## DATASET EXCERPT
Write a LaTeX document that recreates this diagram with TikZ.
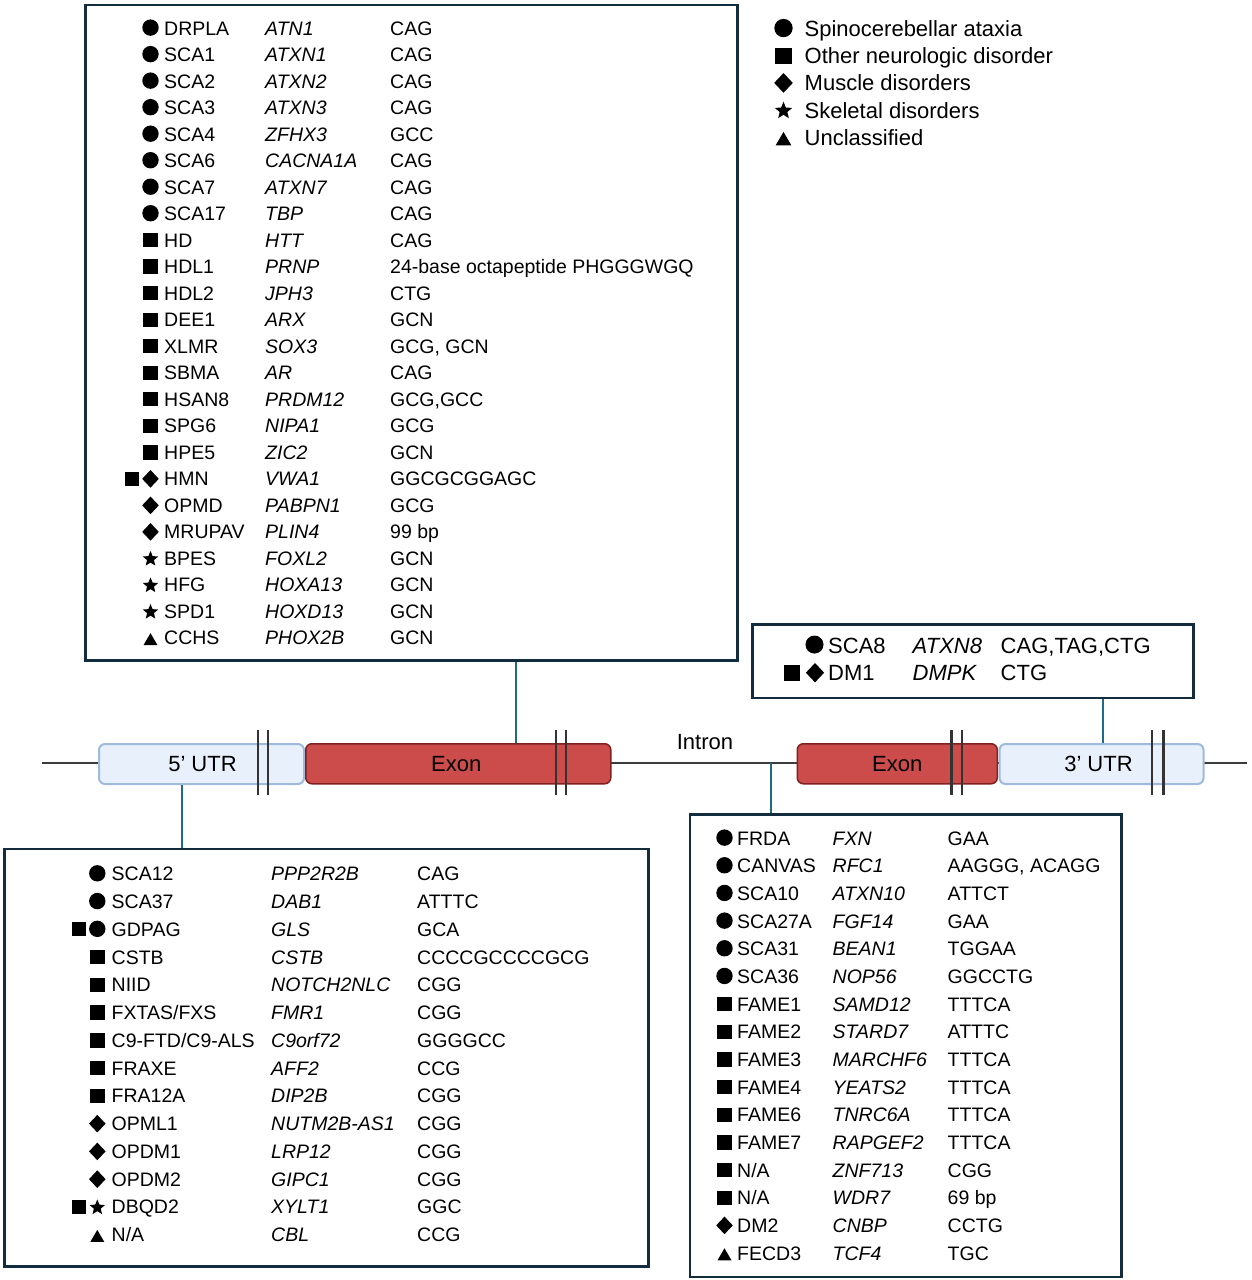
\documentclass[tikz,border=0pt]{standalone}
\usepackage{fontspec}
\setmainfont{Liberation Sans}
\definecolor{boxc}{RGB}{20,45,62}
\definecolor{connc}{RGB}{30,105,140}
\definecolor{genec}{RGB}{60,60,60}
\definecolor{exonf}{RGB}{204,76,76}
\definecolor{exond}{RGB}{128,32,32}
\definecolor{utrf}{RGB}{232,240,251}
\definecolor{utrd}{RGB}{160,186,222}
\newcommand\dC[3]{\fill[shift={(#1,#2)},scale=#3] (0,0.4pt) circle[radius=8.2pt];}
\newcommand\dS[3]{\fill[shift={(#1,#2)},scale=#3] (-7.3pt,-7.2pt) rectangle (7.3pt,7.2pt);}
\newcommand\dD[3]{\fill[shift={(#1,#2)},scale=#3] (8.3pt,0) -- (0,8.8pt) -- (-8.3pt,0) -- (0,-8.8pt) -- cycle;}
\newcommand\dR[3]{\fill[shift={(#1,#2)},scale=#3,yshift=-0.6pt] (90:8.1pt) -- (126:3.6pt) -- (162:8.1pt) -- (198:3.6pt) -- (234:8.1pt) -- (270:3.6pt) -- (306:8.1pt) -- (342:3.6pt) -- (18:8.1pt) -- (54:3.6pt) -- cycle;}
\newcommand\dT[3]{\fill[shift={(#1,#2)},scale=#3] (0,4.8pt) -- (-7pt,-7.2pt) -- (7pt,-7.2pt) -- cycle;}
\newcommand\dSD[3]{\dS{#1-18.5}{#2}{#3}\dD{#1}{#2}{#3}}
\newcommand\dSC[3]{\dS{#1-18.5}{#2}{#3}\dC{#1}{#2}{#3}}
\newcommand\dSR[3]{\dS{#1-18.5}{#2}{#3}\dR{#1}{#2}{#3}}
\newcommand\fxs{FXTAS/FXS}
\newcommand\cnine{C9-FTD/C9-ALS}
\newcommand\NA{N/A}
\begin{document}
\begin{tikzpicture}[x=1pt,y=-1pt,
  tx/.style={anchor=base west,inner sep=0pt,font=\fontsize{19.5}{23}\selectfont},
  txl/.style={anchor=base west,inner sep=0pt,font=\fontsize{22}{26}\selectfont},
  box/.style={draw=boxc,line width=2.8pt,inner sep=0pt,anchor=north west},
  conn/.style={draw=connc,line width=2pt},
  gline/.style={draw=genec,line width=2pt},
  bar/.style={draw=black!80,line width=2.6pt},
  exon/.style={fill=exonf,draw=exond,line width=1.5pt,rounded corners=6pt,anchor=north west,minimum height=40pt,inner sep=0pt,font=\fontsize{22}{26}\selectfont},
  utr/.style={fill=utrf,draw=utrd,line width=2pt,rounded corners=6pt,anchor=north west,minimum height=40pt,inner sep=0pt,font=\fontsize{22}{26}\selectfont}]
\useasboundingbox (0,0) rectangle (1251,1280);

% ---------- gene model ----------
\coordinate (gl) at (42,763);
\coordinate (gr) at (1247,763);
\draw[gline] (gl) -- (gr);
\node[utr,minimum width=205pt] (utr5) at (98,743) {\hspace*{2pt}5’ UTR};
\node[exon,minimum width=305pt] (exon1) at (305,743) {Exon\hspace*{4pt}};
\node[exon,minimum width=200pt] (exon2) at (796.5,743) {Exon};
\node[utr,minimum width=204pt] (utr3) at (998.5,743) {3’ UTR\hspace*{6pt}};
\node[anchor=base,inner sep=0pt,font=\fontsize{22}{26}\selectfont] (intron) at (705,749) {Intron};
\foreach \bx in {258,268,556,566,951.5,962,1152,1163.5}{
  \draw[bar] (\bx,730) -- (\bx,795);
}

% ---------- boxes ----------
\node[box,minimum width=652pt,minimum height=655.5pt] (topbox) at (84,3.5) {};
\node[box,minimum width=441pt,minimum height=73.5pt] (scabox) at (751,623) {};
\node[box,minimum width=644pt,minimum height=417.5pt] (blbox) at (3,847.5) {};
\node[box,minimum width=431.5pt,minimum height=462.5pt] (rbox) at (688.5,813) {};

% ---------- connectors ----------
\coordinate (k5) at (182,0);
\draw[conn] (k5 |- utr5.south) -- (k5 |- blbox.north);
\coordinate (ke) at (516,0);
\draw[conn] (ke |- exon1.north) -- (ke |- topbox.south);
\coordinate (ki) at (771,763);
\draw[conn] (ki) -- (ki |- rbox.north);
\coordinate (k3) at (1102.5,0);
\draw[conn] (k3 |- utr3.north) -- (k3 |- scabox.south);

% ---------- top box ----------
\foreach \sy/\nm/\gn/\rp [count=\i] in {
  C/DRPLA/ATN1/CAG, C/SCA1/ATXN1/CAG, C/SCA2/ATXN2/CAG, C/SCA3/ATXN3/CAG,
  C/SCA4/ZFHX3/GCC, C/SCA6/CACNA1A/CAG, C/SCA7/ATXN7/CAG, C/SCA17/TBP/CAG,
  S/HD/HTT/CAG, S/HDL1/PRNP/24-base octapeptide PHGGGWGQ, S/HDL2/JPH3/CTG,
  S/DEE1/ARX/GCN, S/XLMR/SOX3/{GCG, GCN}, S/SBMA/AR/CAG, S/HSAN8/PRDM12/{GCG,GCC},
  S/SPG6/NIPA1/GCG, S/HPE5/ZIC2/GCN, SD/HMN/VWA1/GGCGCGGAGC, D/OPMD/PABPN1/GCG,
  D/MRUPAV/PLIN4/99 bp, R/BPES/FOXL2/GCN, R/HFG/HOXA13/GCN, R/SPD1/HOXD13/GCN,
  T/CCHS/PHOX2B/GCN}{
  \pgfmathsetmacro\yb{35+26.52*(\i-1)}
  \pgfmathsetmacro\ys{\yb-7}
  \csname d\sy\endcsname{150.5}{\ys}{1}
  \node[tx] (ta\i) at (164,\yb) {\nm};
  \node[tx] (tg\i) at (265,\yb) {\itshape\gn};
  \node[tx] (tr\i) at (390,\yb) {\rp};
}

% ---------- bottom-left box ----------
\foreach \sy/\nm/\gn/\rp [count=\i] in {
  C/SCA12/PPP2R2B/CAG, C/SCA37/DAB1/ATTTC, SC/GDPAG/GLS/GCA, S/CSTB/CSTB/CCCCGCCCCGCG,
  S/NIID/NOTCH2NLC/CGG, S/\fxs/FMR1/CGG, S/\cnine/C9orf72/GGGGCC, S/FRAXE/AFF2/CCG,
  S/FRA12A/DIP2B/CGG, D/OPML1/NUTM2B-AS1/CGG, D/OPDM1/LRP12/CGG, D/OPDM2/GIPC1/CGG,
  SR/DBQD2/XYLT1/GGC, T/\NA/CBL/CCG}{
  \pgfmathsetmacro\yb{880.7+27.77*(\i-1)}
  \pgfmathsetmacro\ys{\yb-7}
  \csname d\sy\endcsname{97.3}{\ys}{1}
  \node[tx] (ba\i) at (111.5,\yb) {\nm};
  \node[tx] (bg\i) at (271,\yb) {\itshape\gn};
  \node[tx] (br\i) at (417,\yb) {\rp};
}

% ---------- right box ----------
\foreach \sy/\nm/\gn/\rp [count=\i] in {
  C/FRDA/FXN/GAA, C/CANVAS/RFC1/{AAGGG, ACAGG}, C/SCA10/ATXN10/ATTCT, C/SCA27A/FGF14/GAA,
  C/SCA31/BEAN1/TGGAA, C/SCA36/NOP56/GGCCTG, S/FAME1/SAMD12/TTTCA, S/FAME2/STARD7/ATTTC,
  S/FAME3/MARCHF6/TTTCA, S/FAME4/YEATS2/TTTCA, S/FAME6/TNRC6A/TTTCA, S/FAME7/RAPGEF2/TTTCA,
  S/\NA/ZNF713/CGG, S/\NA/WDR7/69 bp, D/DM2/CNBP/CCTG, T/FECD3/TCF4/TGC}{
  \pgfmathsetmacro\yb{845+27.67*(\i-1)}
  \pgfmathsetmacro\ys{\yb-7}
  \csname d\sy\endcsname{724.5}{\ys}{1}
  \node[tx] (ra\i) at (737,\yb) {\nm};
  \node[tx] (rg\i) at (832.5,\yb) {\itshape\gn};
  \node[tx] (rr\i) at (947.5,\yb) {\rp};
}

% ---------- SCA8 / DM1 box ----------
\dC{814.5}{645}{1.1}
\node[txl] (sa1) at (828,653) {SCA8};
\node[txl] (sg1) at (912.5,653) {\itshape ATXN8};
\node[txl] (sr1) at (1000.5,653) {CAG,TAG,CTG};
\dS{792}{672.7}{1.1}
\dD{815}{672.7}{1.1}
\node[txl] (sa2) at (828,680.7) {DM1};
\node[txl] (sg2) at (912.5,680.7) {\itshape DMPK};
\node[txl] (sr2) at (1000.5,680.7) {CTG};

% ---------- legend ----------
\foreach \sy/\lb [count=\i] in {C/Spinocerebellar ataxia, S/Other neurologic disorder,
  D/Muscle disorders, R/Skeletal disorders, T/Unclassified}{
  \pgfmathsetmacro\yb{36.5+27.2*(\i-1)}
  \pgfmathsetmacro\ys{\yb-8}
  \csname d\sy\endcsname{783.5}{\ys}{1.12}
  \node[txl] (lg\i) at (804.5,\yb) {\lb};
}
\end{tikzpicture}
\end{document}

## DO THIS
Your task is to reproduce exactly the lines from the start of the data above through the line containing "(0,0) rectangle (1251,1280);", leaving every picture out.

## FINISHED EXERCISE
Write a LaTeX document that recreates this diagram with TikZ.
\documentclass[tikz,border=0pt]{standalone}
\usepackage{fontspec}
\setmainfont{Liberation Sans}
\definecolor{boxc}{RGB}{20,45,62}
\definecolor{connc}{RGB}{30,105,140}
\definecolor{genec}{RGB}{60,60,60}
\definecolor{exonf}{RGB}{204,76,76}
\definecolor{exond}{RGB}{128,32,32}
\definecolor{utrf}{RGB}{232,240,251}
\definecolor{utrd}{RGB}{160,186,222}
\newcommand\dC[3]{\fill[shift={(#1,#2)},scale=#3] (0,0.4pt) circle[radius=8.2pt];}
\newcommand\dS[3]{\fill[shift={(#1,#2)},scale=#3] (-7.3pt,-7.2pt) rectangle (7.3pt,7.2pt);}
\newcommand\dD[3]{\fill[shift={(#1,#2)},scale=#3] (8.3pt,0) -- (0,8.8pt) -- (-8.3pt,0) -- (0,-8.8pt) -- cycle;}
\newcommand\dR[3]{\fill[shift={(#1,#2)},scale=#3,yshift=-0.6pt] (90:8.1pt) -- (126:3.6pt) -- (162:8.1pt) -- (198:3.6pt) -- (234:8.1pt) -- (270:3.6pt) -- (306:8.1pt) -- (342:3.6pt) -- (18:8.1pt) -- (54:3.6pt) -- cycle;}
\newcommand\dT[3]{\fill[shift={(#1,#2)},scale=#3] (0,4.8pt) -- (-7pt,-7.2pt) -- (7pt,-7.2pt) -- cycle;}
\newcommand\dSD[3]{\dS{#1-18.5}{#2}{#3}\dD{#1}{#2}{#3}}
\newcommand\dSC[3]{\dS{#1-18.5}{#2}{#3}\dC{#1}{#2}{#3}}
\newcommand\dSR[3]{\dS{#1-18.5}{#2}{#3}\dR{#1}{#2}{#3}}
\newcommand\fxs{FXTAS/FXS}
\newcommand\cnine{C9-FTD/C9-ALS}
\newcommand\NA{N/A}
\begin{document}
\begin{tikzpicture}[x=1pt,y=-1pt,
  tx/.style={anchor=base west,inner sep=0pt,font=\fontsize{19.5}{23}\selectfont},
  txl/.style={anchor=base west,inner sep=0pt,font=\fontsize{22}{26}\selectfont},
  box/.style={draw=boxc,line width=2.8pt,inner sep=0pt,anchor=north west},
  conn/.style={draw=connc,line width=2pt},
  gline/.style={draw=genec,line width=2pt},
  bar/.style={draw=black!80,line width=2.6pt},
  exon/.style={fill=exonf,draw=exond,line width=1.5pt,rounded corners=6pt,anchor=north west,minimum height=40pt,inner sep=0pt,font=\fontsize{22}{26}\selectfont},
  utr/.style={fill=utrf,draw=utrd,line width=2pt,rounded corners=6pt,anchor=north west,minimum height=40pt,inner sep=0pt,font=\fontsize{22}{26}\selectfont}]
\useasboundingbox (0,0) rectangle (1251,1280);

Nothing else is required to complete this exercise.